Existem evidências históricas de que a rolha começou a ser utilizada na Grécia antiga, quando o homem despertou para a necessidade de conservar melhor o vinho. Ela servia para tapar as ânforas usadas na época. Devido talvez à ocupação do sul da Península Ibérica (região de onde provem a cortiça) pelos mouros, a partir do século VIII, sua utilização caiu em desuso durante a Idade Média. Ilustrações da época nos mostram barris tampados com tocos de madeira envolvidos em tecido.

Durante o século XVII, com o desenvolvimento das garrafas de vidro, a rolha de cortiça retorna, desta vez para ficar. (Pelo menos até agora!). Extraída da casca do sobreiro (Quercus Suber), árvore que cresce na Espanha e em Portugal, regiões responsáveis por 80% da produção mundial, a rolha de cortiça revelou-se imbatível na vedação das garrafas de vidro.Sua fabricação exige tempo e paciência. Só após 20 anos de seu plantio uma árvore poderá ter sua casca colhida e, depois disso, a cada dez anos será possível retirar dela outra camada de cortiça.

Submetidas a um longo processo de secagem e tratadas com fungicidas, as capas de cortiça estão prontas para serem recortadas e utilizadas. Suas virtudes são inúmeras: elasticidade, aderência, compressibilidade, longevidade, resistência ao fogo, permeabilidade ao gás e aos líquidos, além de ser natural e biodegradável. Ela tem, no entanto, dois defeitos. Em primeiro lugar, ela é mais cara do que seus sucedâneos sintéticos; em segundo, está sujeita ao ataque de fungos que podem contaminar o vinho, deixando-o com aroma e sabor desagradáveis, estragando-o mesmo. È o chamado bouchoné, que pode acabar tanto com um mero vinho de mesa quanto com um Premeir Cru Classe de Bordeaux , e que já levou frustação a muita gente. Acredita-se que cerca de 5% dos vinhos estão sujeitos a este ataque.
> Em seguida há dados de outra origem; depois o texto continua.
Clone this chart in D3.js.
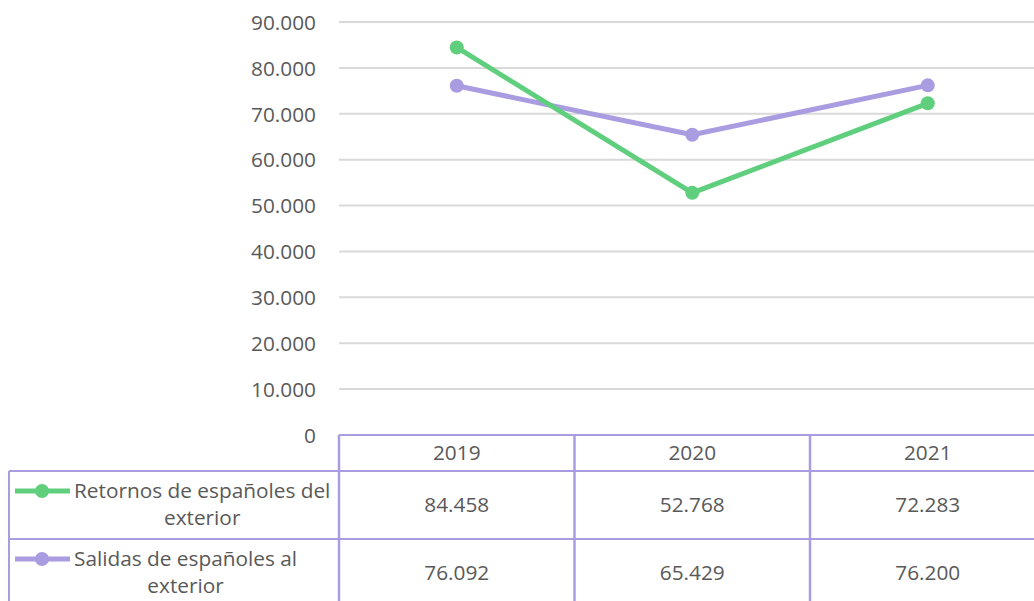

Esses motivos levaram ao desenvolvimento de tampas sintéticas, que vêm ganhando terreno, abocanhando hoje cerca de 8% do enorme mercado mundial. Convêm lembrar que Portugal exporta 1 bilhão de dólares por ano de rolhas de cortiça. As rolhas sintéticas trazem a vantagem de serem mais baratas, além de evitarem o problema da contaminação do vinho por fungos. Sua eficácia tem sido provada principalmente para vinhos mais simples, de consumo mais rápido e de até média guarda. Afinal, não houve tempo suficiente para se avaliar sua eficácia nos vinhos de longa guarda. Nem seria o caso, pois não imagino alguém comprando uma garrafa de um grande Borgonha ou de um Vega Sicilia com garrafa de rolha plástica, muito menos com tampa de rosca. Seria de um mal gosto intolerável. Afinal refinamento e charme fazem parte do ritual do vinho, graças a Deus.

Alguns problemas relativos às rolhas sintéticas devem também ser considerados. Elas não são biodegradáveis. Além disso, existe outro sério problema ambiental, como pude ler em recente reportagem da agência Reuters publicada no jornal O Estado de S. Paulo. Ela nos dá conta que, uma queda acentuada nas vendas de cortiça natural poderia levar os produtores a abandonar os antigos bosques – os “montados” de Portugal e as “dehesas” da Espanha – que contribuem para evitar a desertificação em grandes regiões desses dois países. “Se a tendência atual continuar, os montados e dehesas, ricos em vida selvagem, poderão desaparecer dentro de 20 a 30 anos”, prevê um relatório da Sociedade Real para a Proteção dos Pássaros, da Grã-Bretanha.

De qualquer forma, vamos torcer para que a tradição da rolha de cortiça seja preservada se não pelo refinamento da arte de beber bons vinhos, ao menos como fonte de inspiração dos poetas de amanhã. Afinal, quem poderia se inspirar a compor um bom poema evocando a imagem do pai abrindo uma garrafa de vinho com tampa de rosca?